Remember when Cap had his own story set in the ’40s and then woke up in the present day, a man out of time? The Fantastic Four need to have their own story in their own universe set in the 1960s and then somehow show up in the present day. This will probably look like universe-hopping, and that would be fine. Different time, different place. They need to reestablish themselves. Maybe they have no money. Perhaps they need to figure out a way to restart the Baxter Building. Marvel could even find a way to give Reed all of Tony’s old tech and a decent grant and put him to work, but they need to be fish out of water.
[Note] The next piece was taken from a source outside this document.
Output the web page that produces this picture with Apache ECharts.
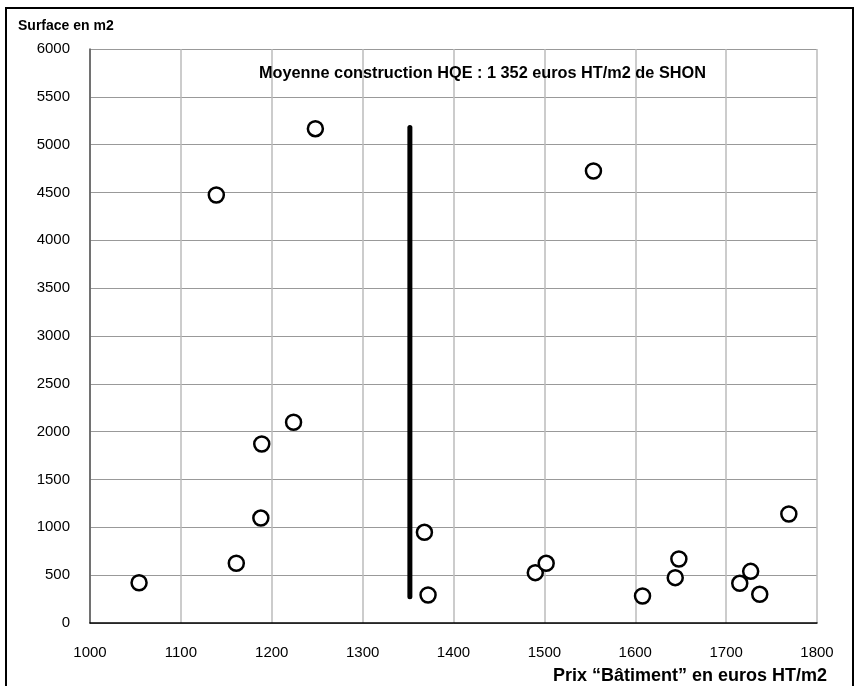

It makes the story more compelling, uses a formula that has already worked (Marvel loves that), and gives audiences a new team of heroes who do not need to be introduced to one another.


Fantastic Four Will Need to Do Something Different

The Fantastic Four are compelling because they can bring so many personalities at once and come as a package deal. That being said, it has been noted that Julia Garner has reportedly been cast as the Silver Surfer. However, she is Shalla-Bal, not Norin Radd (the original surfer), which makes for an interesting scenario. This could mean Marvel is looking at a swapped universe or a different take. Audiences should be thrilled (even though some “fans” are already fuming over another female casting decision) since the MCU should be cherry-picking stories and characters and making something new for themselves.


The Building Blocks for Fantastic Four Are There

Considering that Marvel has botched many characters, you must remember what they’ve done right. The question is whether they can break their mold again, a la James Gunn’s Guardians, and keep it broken. For better or worse, the Fantastic Four are the life raft our drowning Marvel Studios needs to keep things fresh and bring audiences back. They’ve done it before, but this time, it’s about proving that superhero fatigue isn’t as bad as everyone thinks. If they muck it up and act like the Fantastic Four have been around this entire time, they’ll be shuttering an experiment that has officially run its course. Fantastic Four is heading to theaters on July 25, 2025.